Un cane è stato picchiato, trafitto con un forcone, messo in un sacco, cosparso di liquido infiammabile e bruciato vivo: il povero animale non è morto subito, ma ogni tentativo di salvarlo è stato vano. L’atroce episodio è accaduto al cane di Claudia Morandi, come si legge in un articolo su La Repubblica.
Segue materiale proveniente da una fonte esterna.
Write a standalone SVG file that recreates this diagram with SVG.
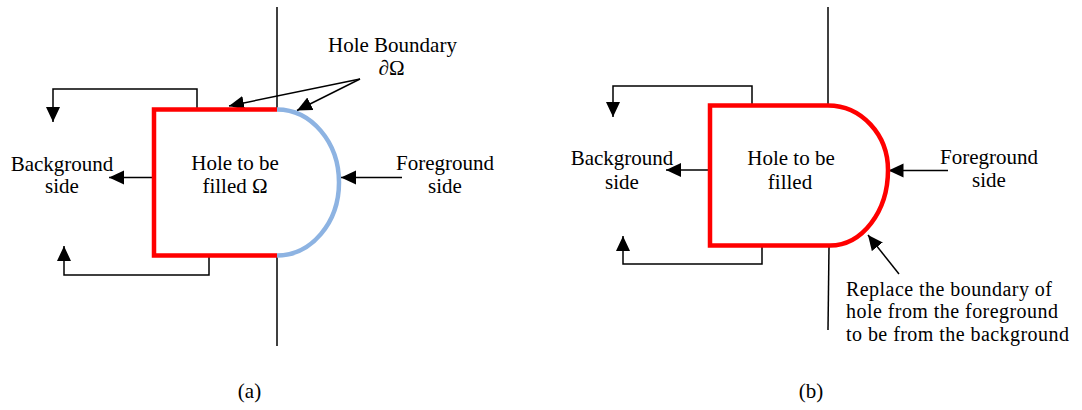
<svg xmlns="http://www.w3.org/2000/svg" width="1082" height="410" viewBox="0 0 1082 410">
<style>
  text { font-family: "Liberation Serif", "Times New Roman", serif; font-size: 21px; fill: #000; }
  .c { text-anchor: middle; }
  .note { font-size: 20px; letter-spacing: 0.45px; }
  .ln { fill: none; stroke: #000; stroke-width: 1.5; }
  .arr { fill: none; stroke: #000; stroke-width: 1.5; marker-end: url(#ah); }
  .red { fill: none; stroke: #FF0000; stroke-width: 4.5; stroke-linejoin: miter; }
  .blue { fill: none; stroke: #8DB3E2; stroke-width: 4.5; }
</style>
<defs>
  <marker id="ah" markerUnits="userSpaceOnUse" markerWidth="16" markerHeight="15" refX="15" refY="7" orient="auto">
    <path d="M0,0 L15,7 L0,14 Z" fill="#000"/>
  </marker>
</defs>
<rect width="1082" height="410" fill="#fff"/>

<g id="connectors">
  <!-- panel a -->
  <line class="ln" x1="277" y1="7" x2="277" y2="109"/>
  <line class="ln" x1="277" y1="256" x2="277" y2="346"/>
  <polyline class="arr" points="197,108 197,89 53,89 53,122"/>
  <polyline class="arr" points="209,256 209,275 64,275 64,246"/>
  <line class="arr" x1="152" y1="177.5" x2="109" y2="177.5"/>
  <line class="arr" x1="402" y1="177.5" x2="341" y2="177.5"/>
  <line class="arr" x1="360" y1="79" x2="229" y2="106"/>
  <line class="arr" x1="360" y1="79" x2="297" y2="110.5"/>
  <!-- panel b -->
  <line class="ln" x1="828" y1="7" x2="828" y2="104"/>
  <line class="ln" x1="829" y1="247" x2="828" y2="330"/>
  <polyline class="arr" points="752,104 752,86 613,86 613,117"/>
  <polyline class="arr" points="762,246 762,264 623,264 623,236"/>
  <line class="arr" x1="708" y1="170" x2="666" y2="170"/>
  <line class="arr" x1="948" y1="170.5" x2="888.5" y2="170.5"/>
  <line class="arr" x1="899" y1="274" x2="868" y2="235"/>
</g>

<g id="hole-a">
  <path class="red" d="M277,109.5 H154 V255.5 H277"/>
  <path class="blue" d="M277,109.5 A62,73 0 0 1 277,255.5"/>
  <text class="c"><tspan x="235" y="170">Hole to be</tspan><tspan x="235" y="193">filled Ω</tspan></text>
</g>
<g id="background-a">
  <text class="c"><tspan x="62" y="170.5">Background</tspan><tspan x="62" y="193">side</tspan></text>
</g>
<g id="foreground-a">
  <text class="c"><tspan x="445" y="169.5">Foreground</tspan><tspan x="445" y="192.5">side</tspan></text>
</g>
<g id="boundary-label">
  <text class="c"><tspan x="392.5" y="51.7">Hole Boundary</tspan><tspan x="391.5" y="75">∂Ω</tspan></text>
</g>
<g id="caption-a"><text class="c" x="249.5" y="398">(a)</text></g>

<g id="hole-b">
  <path class="red" d="M828,105.5 H710 V245.5 H830 A58,75.5 0 0 0 888,170 A60,64.5 0 0 0 828,105.5 Z"/>
  <text class="c"><tspan x="791" y="165">Hole to be</tspan><tspan x="790" y="188.5">filled</tspan></text>
</g>
<g id="background-b">
  <text class="c"><tspan x="622" y="165">Background</tspan><tspan x="622" y="189">side</tspan></text>
</g>
<g id="foreground-b">
  <text class="c"><tspan x="989" y="163.5">Foreground</tspan><tspan x="989" y="187">side</tspan></text>
</g>
<g id="replace-note">
  <text class="note"><tspan x="846" y="295.5">Replace the boundary of</tspan><tspan x="846" y="318">hole from the foreground</tspan><tspan x="846" y="340.5">to be from the background</tspan></text>
</g>
<g id="caption-b"><text class="c" x="811" y="398">(b)</text></g>
</svg>
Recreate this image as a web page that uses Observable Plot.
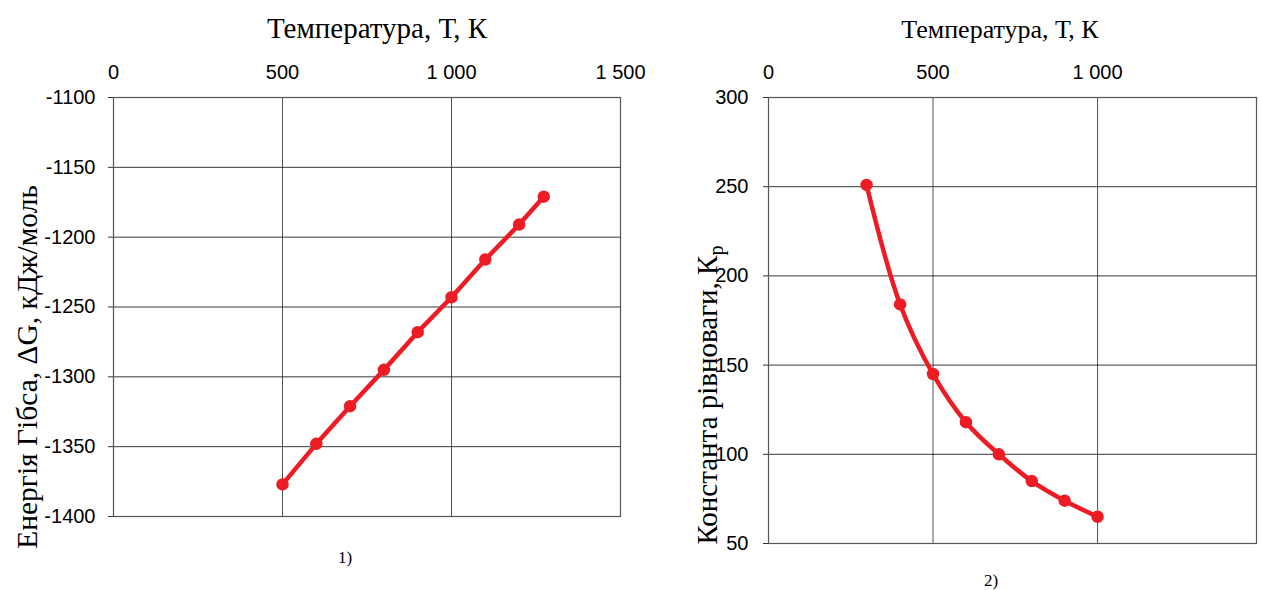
<!DOCTYPE html>
<html>
<head>
<meta charset="utf-8">
<script src="https://cdn.jsdelivr.net/npm/d3@7"></script>
<script src="https://cdn.jsdelivr.net/npm/@observablehq/plot@0.6"></script>
<style>
  html, body { margin: 0; padding: 0; background: #fff; }
  #wrap { position: relative; width: 1261px; height: 590px; overflow: hidden; background: #fff; }
  #wrap svg { position: absolute; top: 0; overflow: visible; }
  .lbl { position: absolute; font-family: "Liberation Serif", "Times New Roman", serif; color: #000; white-space: nowrap; transform: translate(-50%, -50%); line-height: 1; }
  .rot { transform: translate(-50%, -50%) rotate(-90deg); }
</style>
</head>
<body>
<div id="wrap"></div>
<script>
// Chart 1: Gibbs energy vs temperature
const tempG = [500, 600, 700, 800, 900, 1000, 1100, 1200, 1273];
const gibbs = [-1377, -1348, -1321, -1295, -1268, -1243, -1216, -1191, -1171];
const xTicks1 = [0, 500, 1000, 1500];
const yTicks1 = [-1100, -1150, -1200, -1250, -1300, -1350, -1400];

// Chart 2: equilibrium constant vs temperature
const tempK = [298, 400, 500, 600, 700, 800, 900, 1000];
const kp = [251, 184, 145, 118, 100, 85, 74, 65];
const xTicks2 = [0, 500, 1000];
const yTicks2 = [50, 100, 150, 200, 250, 300];

const red = "#ed1c24";
const fmtX = d => String(d).replace(/\B(?=(\d{3})+(?!\d))/g, " ");
const fmtY = d => String(d);

const data1 = tempG.map((t, i) => ({t, v: gibbs[i]}));
const data2 = tempK.map((t, i) => ({t, v: kp[i]}));

const common = {
  style: {fontFamily: "'Liberation Sans', Arial, sans-serif", fontSize: "20px", color: "#000", background: "transparent", overflow: "visible"}
};

const p1 = Plot.plot({
  ...common,
  width: 700, height: 590,
  marginLeft: 113, marginRight: 80, marginTop: 97, marginBottom: 74,
  x: {domain: [0, 1500], ticks: xTicks1, tickFormat: fmtX},
  y: {domain: [-1400, -1100], ticks: yTicks1, tickFormat: fmtY},
  marks: [
    Plot.gridX(xTicks1, {stroke: "#333", strokeOpacity: 0.85, strokeWidth: 1}),
    Plot.gridY(yTicks1, {stroke: "#222", strokeOpacity: 0.9, strokeWidth: 1}),
    Plot.frame({stroke: "#555", strokeWidth: 1.2}),
    Plot.axisX(xTicks1, {anchor: "top", tickSize: 0, tickPadding: 19, label: null, tickFormat: fmtX}),
    Plot.axisY(yTicks1, {anchor: "left", tickSize: 5, tickPadding: 13, label: null, tickFormat: fmtY, stroke: "#333"}),
    Plot.line(data1, {x: "t", y: "v", stroke: red, strokeWidth: 4.5}),
    Plot.dot(data1, {x: "t", y: "v", r: 5.5, fill: red, stroke: red})
  ]
});
p1.style.left = "0px";

const p2 = Plot.plot({
  ...common,
  width: 621, height: 590,
  marginLeft: 128, marginRight: 5, marginTop: 97, marginBottom: 47,
  x: {domain: [0, 1483], ticks: xTicks2, tickFormat: fmtX},
  y: {domain: [50, 300], ticks: yTicks2, tickFormat: fmtY},
  marks: [
    Plot.gridX(xTicks2, {stroke: "#333", strokeOpacity: 0.85, strokeWidth: 1}),
    Plot.gridY(yTicks2, {stroke: "#222", strokeOpacity: 0.9, strokeWidth: 1}),
    Plot.frame({stroke: "#555", strokeWidth: 1.2}),
    Plot.axisX(xTicks2, {anchor: "top", tickSize: 0, tickPadding: 19, label: null, tickFormat: fmtX}),
    Plot.axisY(yTicks2, {anchor: "left", tickSize: 5, tickPadding: 15, label: null, tickFormat: fmtY, stroke: "#333"}),
    Plot.line(data2, {x: "t", y: "v", stroke: red, strokeWidth: 4.5, curve: "catmull-rom"}),
    Plot.dot(data2, {x: "t", y: "v", r: 5.5, fill: red, stroke: red})
  ]
});
p2.style.left = "640px";

const wrap = document.getElementById("wrap");
wrap.appendChild(p1);
wrap.appendChild(p2);

function label(html, x, y, size, rot) {
  const d = document.createElement("div");
  d.className = "lbl" + (rot ? " rot" : "");
  d.style.left = x + "px";
  d.style.top = y + "px";
  d.style.fontSize = size + "px";
  d.innerHTML = html;
  wrap.appendChild(d);
}
label("Температура, Т, К", 377, 28, 29);
label("Температура, Т, К", 1000, 30, 26);
label("Енергія Гібса, ΔG, кДж/моль", 28, 367, 29.5, true);
label("Константа рівноваги, К<sub style='font-size:0.7em;line-height:0'>р</sub>", 707, 395, 29, true);
label("1)", 345, 557, 17);
label("2)", 991, 580, 17);
</script>
</body>
</html>
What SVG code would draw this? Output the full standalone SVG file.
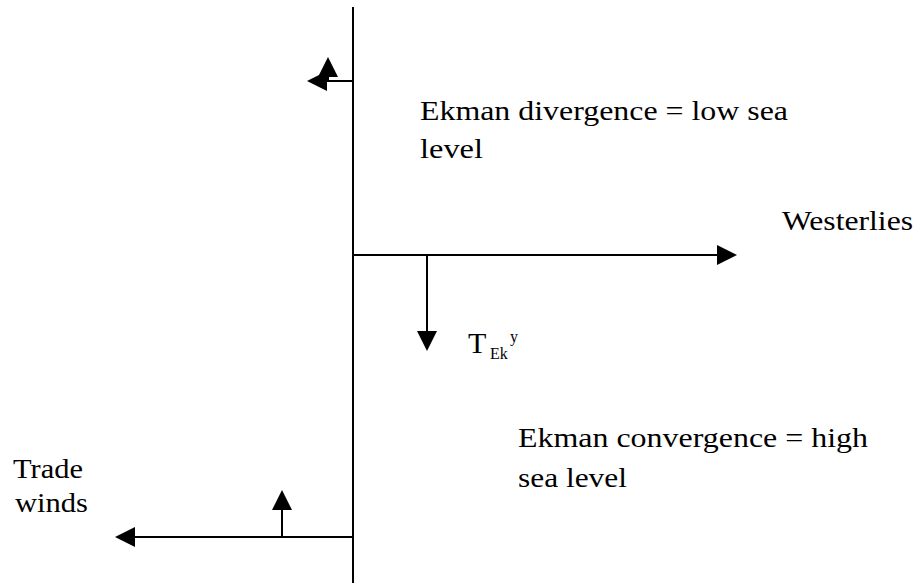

Stufo di essere ripreso dalla fidanzata per il continuo abuso di alcol e cocaina un cavaliere, tesserato FISE, le ha seviziato il cane, mentre partecipava a una competizione equestre. Ancora una volta un caso in cui le violenze contro gli umani e contro gli animali rappresentano un denominatore comune. Quello che appare davvero sconvolgente è il fatto che sembra che tutti conoscessero gli abusi da parte del fantino e che a nessuno fosse parso opportuno che una persona disturbata e tossicodipendente potesse avere ancora rapporti con degli animali.
Le associazioni protezionistiche sono insorte e si aspetta di conoscere l’atteggiamento della FISE, anche se per Gina ci potrà essere solo, forse, un po’ di giustizia in tribunale. Quelle sevizie dimostrano una grave pericolosità sociale del responsabile del gesto che in un altro paese sarebbe già in carcere, mentre da noi non ci finirà mai, non per la sua crudeltà e le atrocità inferte al cane.
Un altro esempio di come il maltrattamento animale sia spia di mentalità o comportamenti pericolosi per il prossimo. Quanti “bicchierini” o “piste” serviranno per oltrepassare la soglia e declassare ad oggetti anche gli esseri umani che gli stanno intorno? Per fermare questo criminale aspettiamo che picchi la fidanzata o come spesso accade per muovere qualcosa ci deve scappare il morto?
La coscienza è morta, la giustizia è in ferie: ci rimane solo la fortuna da invocare?